• _TASK STATEMENT_
Write the listing below out again exactly, dropping the images.

• _DATA PROVIDED_
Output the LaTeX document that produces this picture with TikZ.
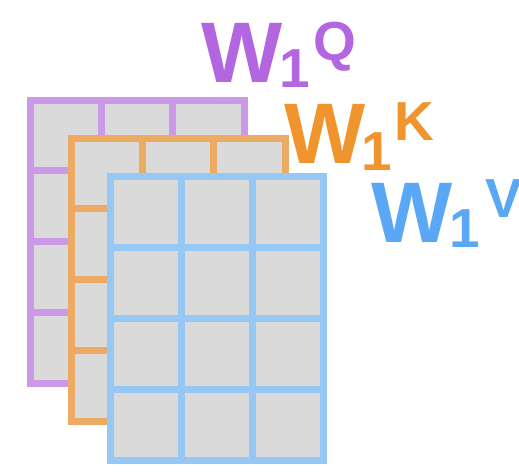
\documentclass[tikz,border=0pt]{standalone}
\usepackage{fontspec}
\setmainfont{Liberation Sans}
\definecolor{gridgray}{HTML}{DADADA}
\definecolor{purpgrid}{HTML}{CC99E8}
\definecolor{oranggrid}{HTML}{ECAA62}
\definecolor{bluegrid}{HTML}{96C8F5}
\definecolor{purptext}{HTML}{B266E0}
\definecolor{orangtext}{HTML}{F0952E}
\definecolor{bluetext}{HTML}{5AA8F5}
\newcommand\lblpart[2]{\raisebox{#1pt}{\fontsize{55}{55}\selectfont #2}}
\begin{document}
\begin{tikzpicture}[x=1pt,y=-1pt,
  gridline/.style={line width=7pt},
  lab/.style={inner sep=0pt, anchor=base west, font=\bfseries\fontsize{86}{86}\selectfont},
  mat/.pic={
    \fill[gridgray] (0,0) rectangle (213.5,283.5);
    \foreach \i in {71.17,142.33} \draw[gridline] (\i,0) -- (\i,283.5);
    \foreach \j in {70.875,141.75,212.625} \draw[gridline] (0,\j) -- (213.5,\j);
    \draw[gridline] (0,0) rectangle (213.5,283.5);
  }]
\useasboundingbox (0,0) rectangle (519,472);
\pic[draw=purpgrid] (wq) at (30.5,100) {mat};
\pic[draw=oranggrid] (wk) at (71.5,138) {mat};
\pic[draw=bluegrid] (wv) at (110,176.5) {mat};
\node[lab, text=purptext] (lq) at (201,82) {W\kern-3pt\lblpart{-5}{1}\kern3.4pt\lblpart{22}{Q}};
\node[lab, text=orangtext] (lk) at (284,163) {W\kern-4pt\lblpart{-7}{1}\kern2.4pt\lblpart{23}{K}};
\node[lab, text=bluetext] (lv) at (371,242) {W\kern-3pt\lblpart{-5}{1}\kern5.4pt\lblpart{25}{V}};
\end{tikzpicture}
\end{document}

• _SOLVED PROBLEM_
Output the LaTeX document that produces this picture with TikZ.
\documentclass[tikz,border=0pt]{standalone}
\usepackage{fontspec}
\setmainfont{Liberation Sans}
\definecolor{gridgray}{HTML}{DADADA}
\definecolor{purpgrid}{HTML}{CC99E8}
\definecolor{oranggrid}{HTML}{ECAA62}
\definecolor{bluegrid}{HTML}{96C8F5}
\definecolor{purptext}{HTML}{B266E0}
\definecolor{orangtext}{HTML}{F0952E}
\definecolor{bluetext}{HTML}{5AA8F5}
\newcommand\lblpart[2]{\raisebox{#1pt}{\fontsize{55}{55}\selectfont #2}}
\begin{document}
\begin{tikzpicture}[x=1pt,y=-1pt,
  gridline/.style={line width=7pt},
  lab/.style={inner sep=0pt, anchor=base west, font=\bfseries\fontsize{86}{86}\selectfont},
  mat/.pic={
    \fill[gridgray] (0,0) rectangle (213.5,283.5);
    \foreach \i in {71.17,142.33} \draw[gridline] (\i,0) -- (\i,283.5);
    \foreach \j in {70.875,141.75,212.625} \draw[gridline] (0,\j) -- (213.5,\j);
    \draw[gridline] (0,0) rectangle (213.5,283.5);
  }]
\useasboundingbox (0,0) rectangle (519,472);
\pic[draw=purpgrid] (wq) at (30.5,100) {mat};
\pic[draw=oranggrid] (wk) at (71.5,138) {mat};
\pic[draw=bluegrid] (wv) at (110,176.5) {mat};
\node[lab, text=purptext] (lq) at (201,82) {W\kern-3pt\lblpart{-5}{1}\kern3.4pt\lblpart{22}{Q}};
\node[lab, text=orangtext] (lk) at (284,163) {W\kern-4pt\lblpart{-7}{1}\kern2.4pt\lblpart{23}{K}};
\node[lab, text=bluetext] (lv) at (371,242) {W\kern-3pt\lblpart{-5}{1}\kern5.4pt\lblpart{25}{V}};
\end{tikzpicture}
\end{document}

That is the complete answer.